U.S. Ambassador Brian Nichols talks to reporters at an event in Harare, June 26, 2020. (Photo: Columbus Mavhunga/VOA)     
U.S. Ambassador Brian Nichols talks to reporters at an event in Harare, June 26, 2020. (Photo: Columbus Mavhunga/VOA)     

HARARE, ZIMABABWE - Zimbabwe’s ruling ZANU-PF party spokesman Patrick Chinamasa late Monday lashed out at the U.S. government and U.S. Ambassador Brian Nichols. 

Chinamasa claimed the U.S., through Nichols, was backing Zimbabwe’s main opposition party, the Movement for Democratic Change, via anti-government protests scheduled for Friday.

“If he continues to engage in acts undermining the republic, mobilizing and funding disturbances, coordinating violence and training insurgency, our leadership will not hesitate to give him marching orders," said Chinamasa. "Diplomats should not behave like thugs and Brian Nichols is a thug … We remind Nichols that he is not a super diplomat in this country. … We have nothing to learn from the United States.”

Zimbabwe’s ruling ZANU-PF party spokesman Patrick Chinamasa addressing reporters in Harare, July 27, 2020. (Photo: Columbus Mavhunga/VOA)     

The U. S. Embassy in Harare had no immediate reaction to the remarks or the threat to expel Ambassador Nichols.

Alexander Rusero, a former international relations and security studies lecturer at Harare Polytechnic College,  says disunity within the ruling ZANU-PF is behind the recent verbal attacks on the US.   

“Because it’s undiplomatic, it’s uncalled for, for party functionary calling United States of America ambassador a thug at the backdrop of [Zimbabwe] government having forked out $500 to $900 million United States dollars, hiring public relations firms, trying to appease the angry spirits of the Americans," said Rusero. "It tells you that we are back to the mode of 2001-2007, the mode of confrontational, militant diplomacy so to speak.”

Tensions with Zimbabwe surfaced after the U.S. Embassy last week spoke out against police arresting a prominent journalist and an opposition leader.  

Police claimed reporter Hopewell Chin’ono and Transform Zimbabwe’s Jacob Ngarivhume were stoking violence for Friday’s anti-government protest.  

Transform Zimbabwe’s Jacob Ngarivhume and reporter Hopewell Chin’ono outside Harare Magistrates Court on July 22, 2020 in Harare. (Photo: Columbus Mavhunga/VOA)     

The U.S. called the arrests an attack on free press and freedom of speech.

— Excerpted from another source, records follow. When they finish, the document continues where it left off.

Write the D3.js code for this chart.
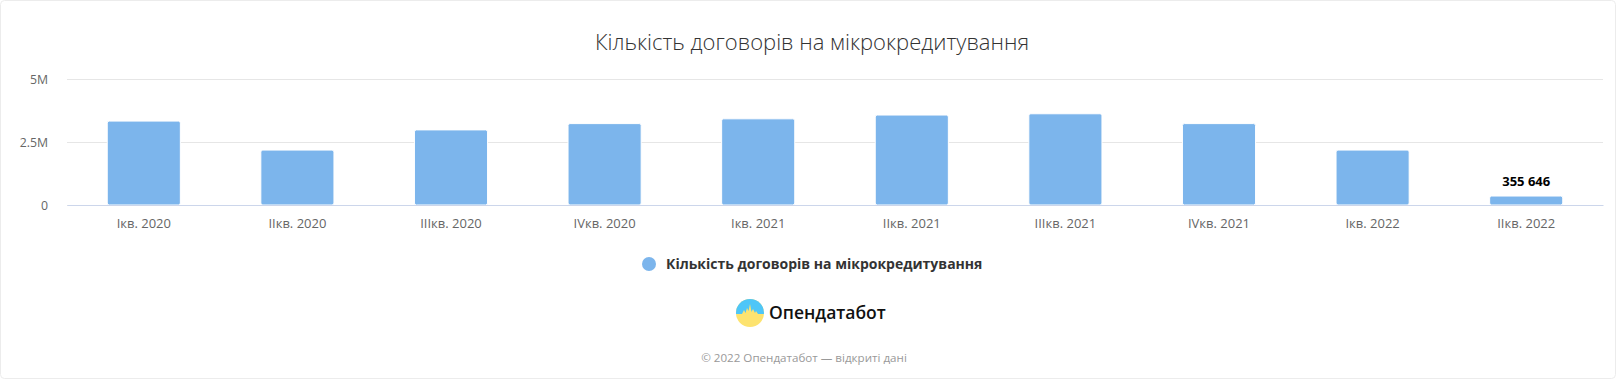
<!DOCTYPE html>
<html>
<head>
<meta charset="utf-8">
<script src="https://cdn.jsdelivr.net/npm/d3@7"></script>
<style>
  body { margin: 0; background: #fff; }
  svg { display: block; font-family: "Open Sans", "Noto Sans", sans-serif; }
</style>
</head>
<body>
<svg class="chart" width="1616" height="379"></svg>
<script>
/**********************
 Data
**********************/
var quarters = ['Ікв. 2020', 'IIкв. 2020', 'IIIкв. 2020', 'IVкв. 2020', 'Ікв. 2021',
                'IIкв. 2021', 'IIIкв. 2021', 'IVкв. 2021', 'Ікв. 2022', 'IIкв. 2022'];
var contracts = [3330000, 2180000, 2980000, 3230000, 3420000,
                 3570000, 3620000, 3230000, 2180000, 355646];
var yTicks = [0, 2500000, 5000000];
var yTickLabels = ['0', '2.5M', '5M'];
var titleText = 'Кількість договорів на мікрокредитування';
var seriesName = 'Кількість договорів на мікрокредитування';

/**********************
 Layout
**********************/
var svg = d3.select('svg.chart');
var svgWidth = +svg.attr('width');
var svgHeight = +svg.attr('height');
var padding = {t: 79, r: 13, b: 174, l: 67};
var chartWidth = svgWidth - padding.l - padding.r;
var chartHeight = svgHeight - padding.t - padding.b;

// card border
svg.append('rect')
    .attr('x', 0.5).attr('y', 0.5)
    .attr('width', svgWidth - 1).attr('height', svgHeight - 1)
    .attr('rx', 4)
    .attr('fill', '#fff')
    .attr('stroke', '#ececec');

var xScale = d3.scaleBand().domain(quarters).range([0, chartWidth]).paddingInner(0).paddingOuter(0);
var yScale = d3.scaleLinear().domain([0, 5000000]).range([chartHeight, 0]);

var chartG = svg.append('g')
    .attr('transform', 'translate(' + [padding.l, padding.t] + ')');

// title
svg.append('text')
    .attr('x', 812).attr('y', 50)
    .attr('text-anchor', 'middle')
    .style('font-size', '22px')
    .style('font-weight', 300)
    .style('fill', '#333')
    .text(titleText);

// grid + y labels
var yAxisG = chartG.append('g').attr('class', 'y axis')
    .call(d3.axisLeft(yScale).tickValues(yTicks)
        .tickSize(-chartWidth)
        .tickFormat(function(d, i) { return yTickLabels[i]; }));
yAxisG.select('.domain').remove();
yAxisG.selectAll('.tick line').attr('stroke', '#e6e6e6');
yAxisG.selectAll('.tick text')
    .attr('x', -19).attr('dy', '0.36em')
    .style('font-family', '"Open Sans", sans-serif')
    .style('font-size', '12.3px')
    .style('fill', '#666');

// bars
chartG.selectAll('.bar')
    .data(contracts)
    .enter().append('rect')
    .attr('class', 'bar')
    .attr('x', function(d, i) { return xScale(quarters[i]) + xScale.bandwidth() * 0.262; })
    .attr('width', xScale.bandwidth() * 0.476)
    .attr('y', function(d) { return yScale(d); })
    .attr('height', function(d) { return chartHeight - yScale(d); })
    .attr('rx', 2)
    .attr('fill', '#7cb5ec')
    .attr('stroke', '#fff')
    .attr('stroke-width', 1);

// x axis
var xAxisG = chartG.append('g').attr('class', 'x axis')
    .attr('transform', 'translate(' + [0, chartHeight] + ')')
    .call(d3.axisBottom(xScale).tickSize(0));
xAxisG.select('.domain').attr('stroke', '#ccd6eb');
xAxisG.selectAll('.tick text')
    .attr('y', 14).attr('dy', '0.71em')
    .style('font-family', '"Open Sans", sans-serif')
    .style('font-size', '13px')
    .style('fill', '#666');

// data label on the last bar
var lastIdx = contracts.length - 1;
chartG.append('text')
    .attr('x', xScale(quarters[lastIdx]) + xScale.bandwidth() / 2)
    .attr('y', yScale(contracts[lastIdx]) - 10)
    .attr('text-anchor', 'middle')
    .style('font-size', '13px')
    .style('font-weight', 'bold')
    .style('fill', '#000')
    .text(d3.format(',')(contracts[lastIdx]).replace(/,/g, ' '));

// legend
var legendG = svg.append('g').attr('transform', 'translate(649,264)');
legendG.append('circle').attr('r', 7).attr('fill', '#7cb5ec');
legendG.append('text')
    .attr('x', 17).attr('y', 5)
    .style('font-size', '14px')
    .style('font-weight', 'bold')
    .style('fill', '#333')
    .text(seriesName);

// logo
var logoG = svg.append('g').attr('transform', 'translate(750,313)');
var defs = svg.append('defs');
defs.append('clipPath').attr('id', 'logoClip')
    .append('circle').attr('r', 14);
var lg = logoG.append('g').attr('clip-path', 'url(#logoClip)');
lg.append('rect').attr('x', -14).attr('y', -14).attr('width', 28).attr('height', 28).attr('fill', '#fde36f');
lg.append('path')
    .attr('d', 'M-14,-14 H14 V1 H8 L6,-2 L5,0 L3,-4 L1.5,-1 L0,-9 L-1.5,-2 L-3,-5 L-4.5,0 L-6,-3 L-8,1 H-14 Z')
    .attr('fill', '#4ec6f8');
logoG.append('text')
    .attr('x', 19).attr('y', 6)
    .style('font-size', '17.5px')
    .style('font-weight', 600)
    .style('fill', '#111')
    .text('Опендатабот');

// footer
svg.append('text')
    .attr('x', 804).attr('y', 362)
    .attr('text-anchor', 'middle')
    .style('font-size', '11.6px')
    .style('fill', '#999')
    .text('© 2022 Опендатабот — відкриті дані');
</script>
</body>
</html>
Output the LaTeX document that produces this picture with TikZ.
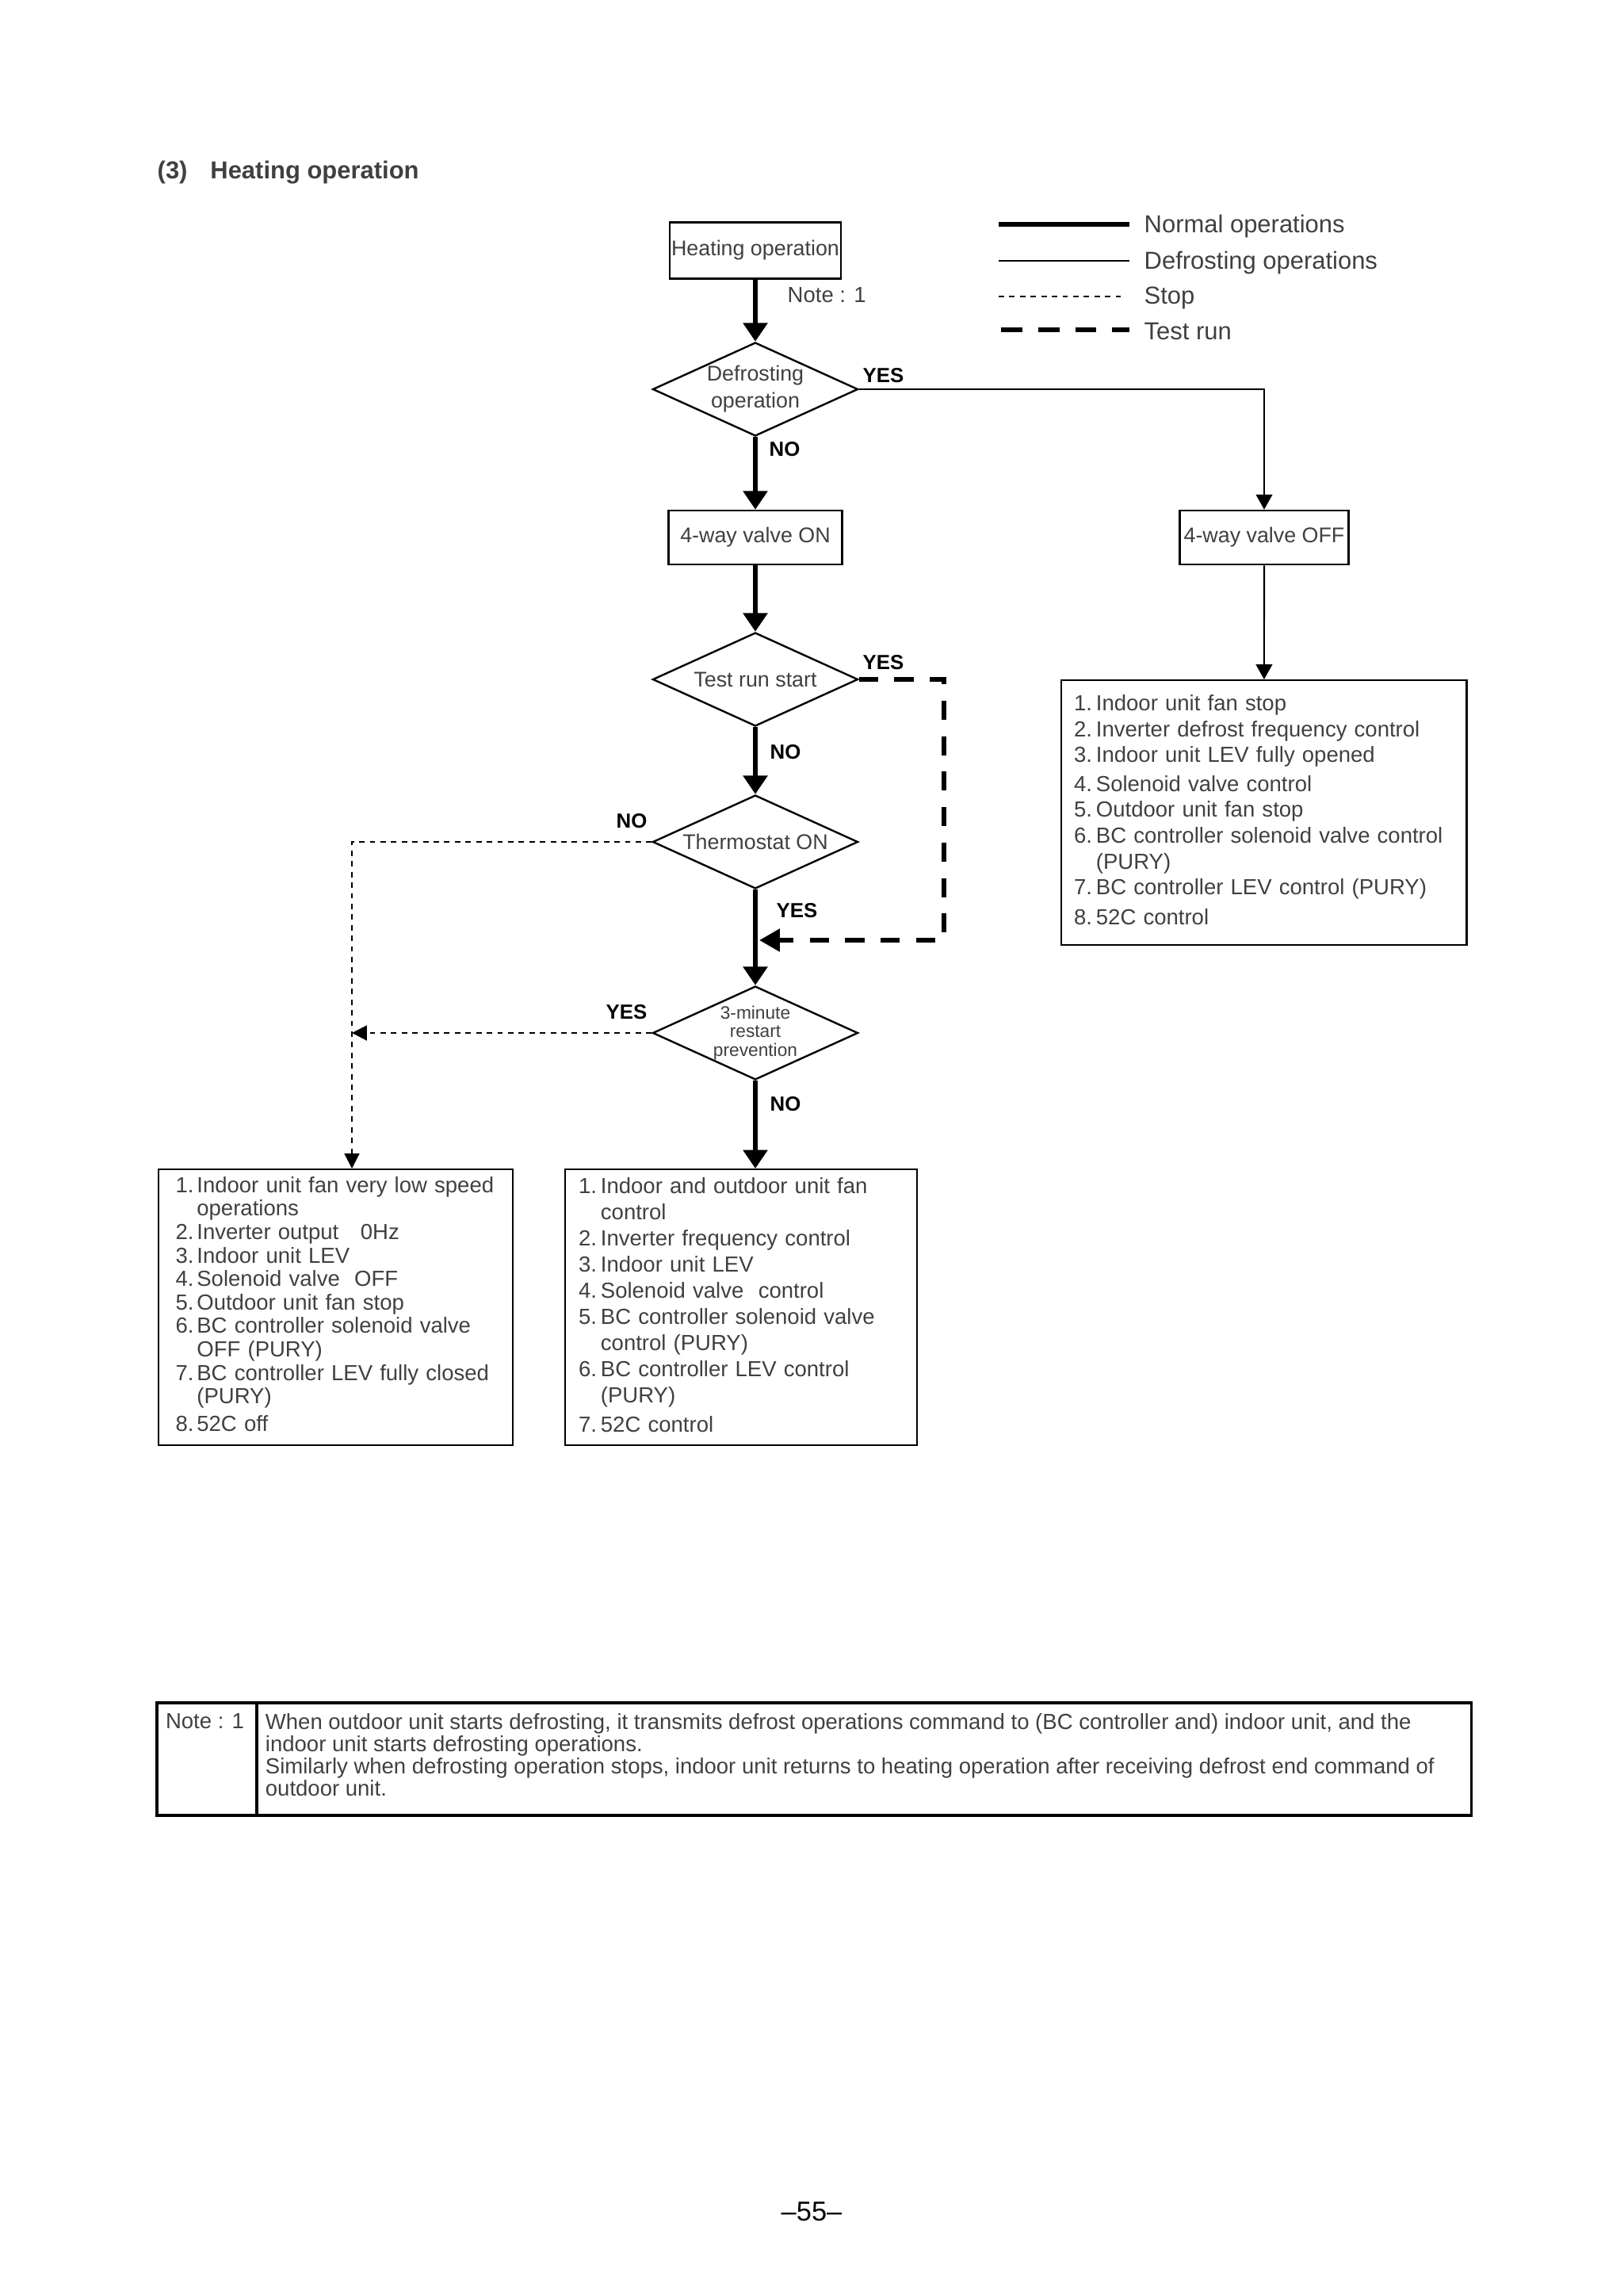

Supporters of the two men say they are being persecuted for speaking out against government corruption.  

Zimbabwe police Monday night released a wanted list of 14 political activists without listing any alleged crime.

Spokeswoman for the opposition Movement for Democratic Change party Fadzayi Mahere called the list an act of intimidation.

Fadzayi Mahere, spokeswoman of the Movement for Democratic Change party, July 28, 2020, in Harare. (Photo: Columbus Mavhunga/VOA)     

“We take the view that the publication of this wanted list to stifle, the attempt by citizens, all Zimbabweans who have announced their intentions to demonstrate peacefully on the 31st of July," said Mahere. "We view this as an attempt to intimidate citizens who want to exercise their rights under the constitution.  We believe that the attempt to silence the public is unconstitutional, it’s colonial, it’s arbitrary, it must be challenged by every progressive Zimbabwean.”

Over the weekend Zimbabwe’s Minister of Information Monica Mutsvangwa claimed the U.S. had an “evil agenda” to destabilize Zimbabwe. 

She offered no evidence to back her assertion.